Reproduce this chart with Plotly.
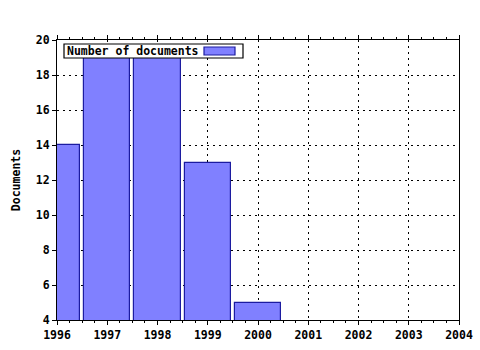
import plotly.graph_objects as go

years = [1996, 1997, 1998, 1999, 2000]
documents = [14, 19, 19, 13, 5]
series_name = "Number of documents"
x_ticks = [1996, 1997, 1998, 1999, 2000, 2001, 2002, 2003, 2004]
y_ticks = [4, 6, 8, 10, 12, 14, 16, 18, 20]

FONT = dict(family="DejaVu Sans Mono", size=11.5, color="black")

fig = go.Figure()
fig.add_trace(go.Bar(
    x=years, y=documents, width=0.92, name=series_name,
    marker=dict(color="#8080ff", line=dict(color="#1c1ca0", width=1.2)),
    showlegend=False,
))

W, H = 480, 350
L, R, T, B = 57, 459, 40, 320

def px(x):
    return (x - L) / (R - L)

def py(y):
    return (B - y) / (B - T)

axis_common = dict(
    showline=True, linecolor="black", linewidth=1.2,
    ticks="outside", tickcolor="black", ticklen=4, tickwidth=1,
    showgrid=True, gridcolor="black", gridwidth=1, griddash="2px,4px",
    zeroline=False, tickfont=dict(FONT, weight="bold"), automargin=False,
)

fig.update_layout(
    width=W, height=H, autosize=False,
    margin=dict(l=L, r=W - R, t=T, b=H - B, pad=0),
    paper_bgcolor="white", plot_bgcolor="white",
    font=FONT,
    bargap=0,
    xaxis=dict(
        axis_common, range=[1996, 2004], tickvals=x_ticks,
        ticktext=[str(v) for v in x_ticks], mirror="ticks",
        minor=dict(dtick=0.25, tick0=1996, ticks="outside", ticklen=2,
                   tickcolor="black", showgrid=False),
    ),
    yaxis=dict(
        axis_common, range=[4, 20], tickvals=y_ticks, mirror=True,
        title=dict(text="Documents", font=dict(FONT, weight="bold"), standoff=12),
    ),
    shapes=[
        dict(type="rect", xref="paper", yref="paper",
             x0=px(64), x1=px(243), y0=py(58), y1=py(44),
             line=dict(color="black", width=1.2), fillcolor="white", layer="above"),
        dict(type="rect", xref="paper", yref="paper",
             x0=px(204), x1=px(235), y0=py(55), y1=py(47),
             line=dict(color="#1c1ca0", width=1.2), fillcolor="#8080ff", layer="above"),
    ],
    annotations=[
        dict(text=series_name, xref="paper", yref="paper", x=px(65), y=py(51),
             xanchor="left", yanchor="middle", showarrow=False,
             font=dict(FONT, weight="bold")),
    ],
)

fig.write_html("out.html")
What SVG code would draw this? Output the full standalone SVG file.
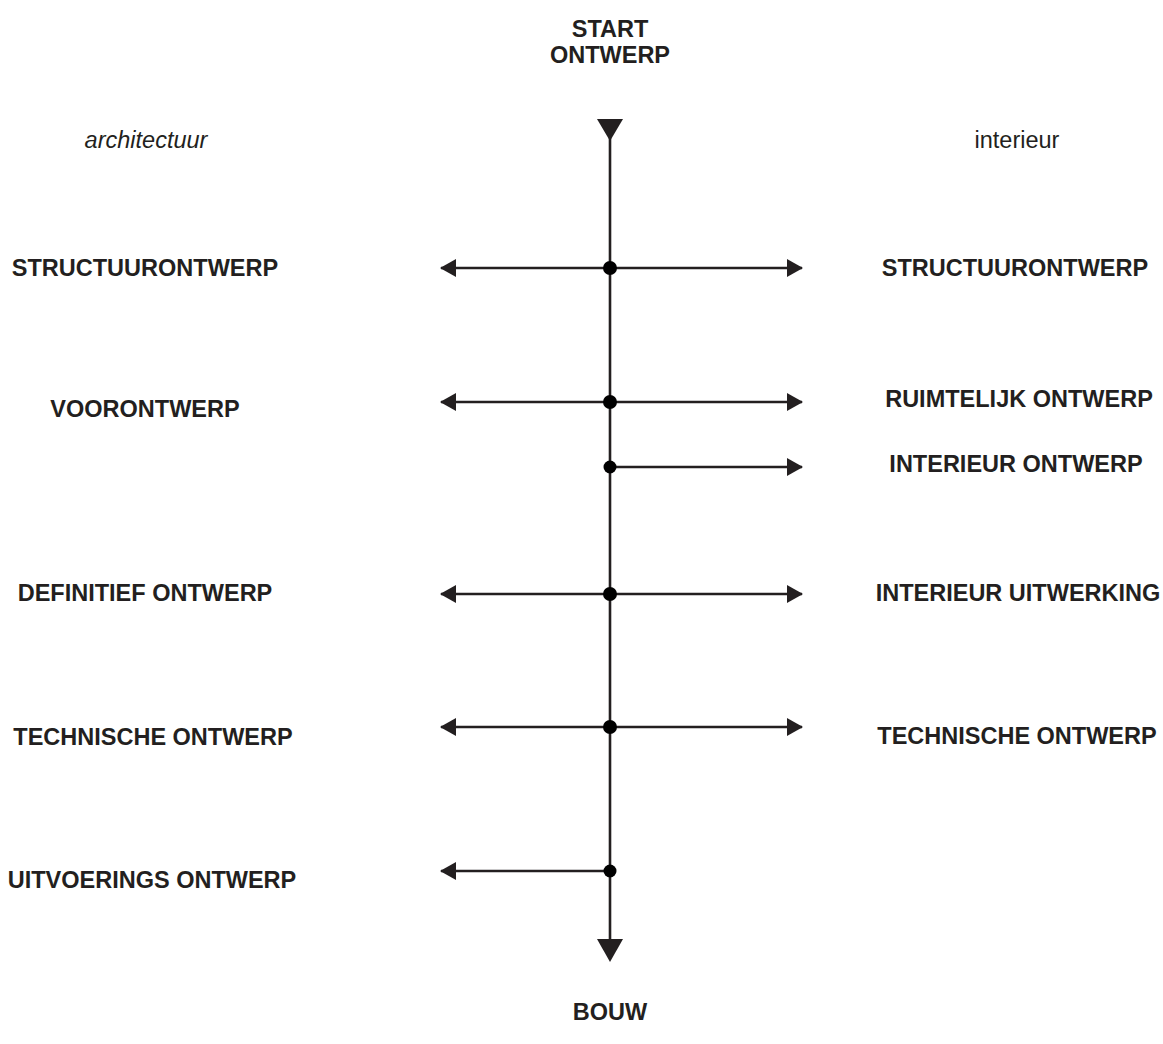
<svg xmlns="http://www.w3.org/2000/svg" width="1163" height="1044" viewBox="0 0 1163 1044">
<defs>
<style>
.t{font-family:"Liberation Sans",Arial,sans-serif;font-size:23.5px;font-weight:bold;fill:#231f20;text-anchor:middle}
.h{font-family:"Liberation Sans",Arial,sans-serif;font-size:23.5px;fill:#231f20;text-anchor:middle}
.ln{stroke:#231f20;stroke-width:2.6;fill:none}
.dot{fill:#000}
.ah{fill:#231f20}
</style>
<marker id="arr" viewBox="0 0 16 18" refX="15" refY="9" markerWidth="16" markerHeight="18" markerUnits="userSpaceOnUse" orient="auto">
<path d="M0,0 L16,9 L0,18 Z" class="ah"/>
</marker>
</defs>
<rect width="1163" height="1044" fill="#fff"/>
<g id="start"><text class="t" x="610" y="37">START</text><text class="t" x="610" y="63">ONTWERP</text></g>
<g id="bouw"><text class="t" x="610" y="1020">BOUW</text></g>
<g id="col-architectuur"><text class="h" x="146" y="148" font-style="italic">architectuur</text></g>
<g id="col-interieur"><text class="h" x="1017" y="148">interieur</text></g>
<g id="l-structuur"><text class="t" x="145" y="276">STRUCTUURONTWERP</text></g>
<g id="l-voorontwerp"><text class="t" x="145" y="417">VOORONTWERP</text></g>
<g id="l-definitief"><text class="t" x="145" y="601">DEFINITIEF ONTWERP</text></g>
<g id="l-technische"><text class="t" x="153" y="745">TECHNISCHE ONTWERP</text></g>
<g id="l-uitvoerings"><text class="t" x="152" y="888">UITVOERINGS ONTWERP</text></g>
<g id="r-structuur"><text class="t" x="1015" y="276">STRUCTUURONTWERP</text></g>
<g id="r-ruimtelijk"><text class="t" x="1019" y="407">RUIMTELIJK ONTWERP</text></g>
<g id="r-interieur-ontwerp"><text class="t" x="1016" y="472">INTERIEUR ONTWERP</text></g>
<g id="r-interieur-uitwerking"><text class="t" x="1018" y="601">INTERIEUR UITWERKING</text></g>
<g id="r-technische"><text class="t" x="1017" y="744">TECHNISCHE ONTWERP</text></g>
<g id="connectors">
<line class="ln" x1="610" y1="125" x2="610" y2="945"/>
<path class="ah" d="M597,119 L623,119 L610,141 Z"/>
<path class="ah" d="M597,939 L623,939 L610,962 Z"/>
<line class="ln" x1="610" y1="268" x2="441" y2="268" marker-end="url(#arr)"/>
<line class="ln" x1="610" y1="268" x2="802" y2="268" marker-end="url(#arr)"/>
<line class="ln" x1="610" y1="402" x2="441" y2="402" marker-end="url(#arr)"/>
<line class="ln" x1="610" y1="402" x2="802" y2="402" marker-end="url(#arr)"/>
<line class="ln" x1="610" y1="467" x2="802" y2="467" marker-end="url(#arr)"/>
<line class="ln" x1="610" y1="594" x2="441" y2="594" marker-end="url(#arr)"/>
<line class="ln" x1="610" y1="594" x2="802" y2="594" marker-end="url(#arr)"/>
<line class="ln" x1="610" y1="727" x2="441" y2="727" marker-end="url(#arr)"/>
<line class="ln" x1="610" y1="727" x2="802" y2="727" marker-end="url(#arr)"/>
<line class="ln" x1="610" y1="871" x2="441" y2="871" marker-end="url(#arr)"/>
<circle class="dot" cx="610" cy="268" r="7"/>
<circle class="dot" cx="610" cy="402" r="7"/>
<circle class="dot" cx="610" cy="467" r="6.5"/>
<circle class="dot" cx="610" cy="594" r="7"/>
<circle class="dot" cx="610" cy="727" r="7"/>
<circle class="dot" cx="610" cy="871" r="6.5"/>
</g>
</svg>
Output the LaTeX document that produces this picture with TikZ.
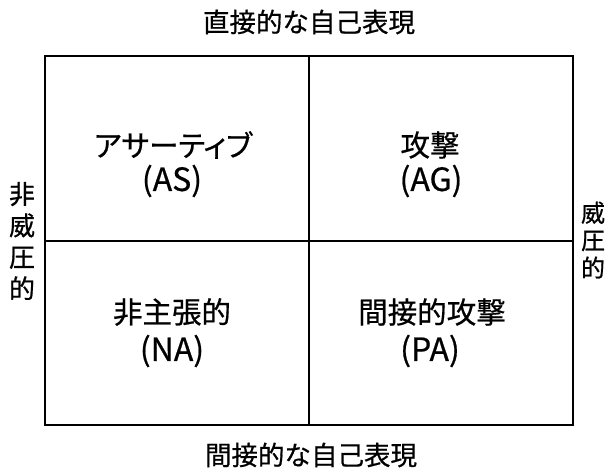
\documentclass[tikz,border=0pt]{standalone}
\usepackage{fontspec}
\setmainfont{Noto Sans CJK JP}[FakeBold=0.6,AutoFakeBold=false]
\newfontfamily\paltfont{Noto Sans CJK JP}[RawFeature=+palt,FakeBold=0.6]
\begin{document}
\begin{tikzpicture}[x=1pt,y=-1pt,
  frame/.style={line width=1.4pt,black},
  title/.style={font=\fontsize{26.5}{30}\selectfont,inner sep=0pt,anchor=center},
  quad/.style={font=\fontsize{29.5}{32}\selectfont,inner sep=0pt,anchor=center},
  abbr/.style={font=\fontsize{32}{34}\selectfont,inner sep=0pt,anchor=center},
  sidel/.style={font=\fontsize{26}{31.5}\selectfont,inner sep=0pt,align=center,anchor=center},
  sider/.style={font=\fontsize{24}{27.5}\selectfont,inner sep=0pt,align=center,anchor=center}]
\useasboundingbox (0,0) rectangle (609,474);
\fill[white] (0,0) rectangle (609,474);
\coordinate (tl) at (45,56);
\coordinate (br) at (573,425);
\coordinate (tm) at (309,56);
\coordinate (bm) at (309,425);
\coordinate (ml) at (45,241);
\coordinate (mr) at (573,241);
\draw[frame] (tl) rectangle (br);
\draw[frame] (tm) -- (bm);
\draw[frame] (ml) -- (mr);
\node[title] (top) at (309,22) {直接的な自己表現};
\node[title] (bottom) at (311,455) {間接的な自己表現};
\node[sidel] (left) at (22,241) {非\\威\\圧\\的};
\node[sider] (right) at (593,240) {威\\圧\\的};
\node[quad,font=\fontsize{29.5}{32}\paltfont] (as1) at (173,145) {アサーティブ};
\node[abbr] (as2) at (172,181) {(AS)};
\node[quad] (ag1) at (430,145) {攻撃};
\node[abbr] (ag2) at (431,181) {(AG)};
\node[quad] (na1) at (172,312) {非主張的};
\node[abbr] (na2) at (172,351) {(NA)};
\node[quad] (pa1) at (432,312) {間接的攻撃};
\node[abbr] (pa2) at (430,351) {(PA)};
\end{tikzpicture}
\end{document}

============

Transcribe the entries from their first line to the line that holds "return (x - L) / (R - L)", both included, and skip every picture.

Reproduce this chart with Plotly.
import plotly.graph_objects as go

years = [1996, 1997, 1998, 1999, 2000]
documents = [14, 19, 19, 13, 5]
series_name = "Number of documents"
x_ticks = [1996, 1997, 1998, 1999, 2000, 2001, 2002, 2003, 2004]
y_ticks = [4, 6, 8, 10, 12, 14, 16, 18, 20]

FONT = dict(family="DejaVu Sans Mono", size=11.5, color="black")

fig = go.Figure()
fig.add_trace(go.Bar(
    x=years, y=documents, width=0.92, name=series_name,
    marker=dict(color="#8080ff", line=dict(color="#1c1ca0", width=1.2)),
    showlegend=False,
))

W, H = 480, 350
L, R, T, B = 57, 459, 40, 320

def px(x):
    return (x - L) / (R - L)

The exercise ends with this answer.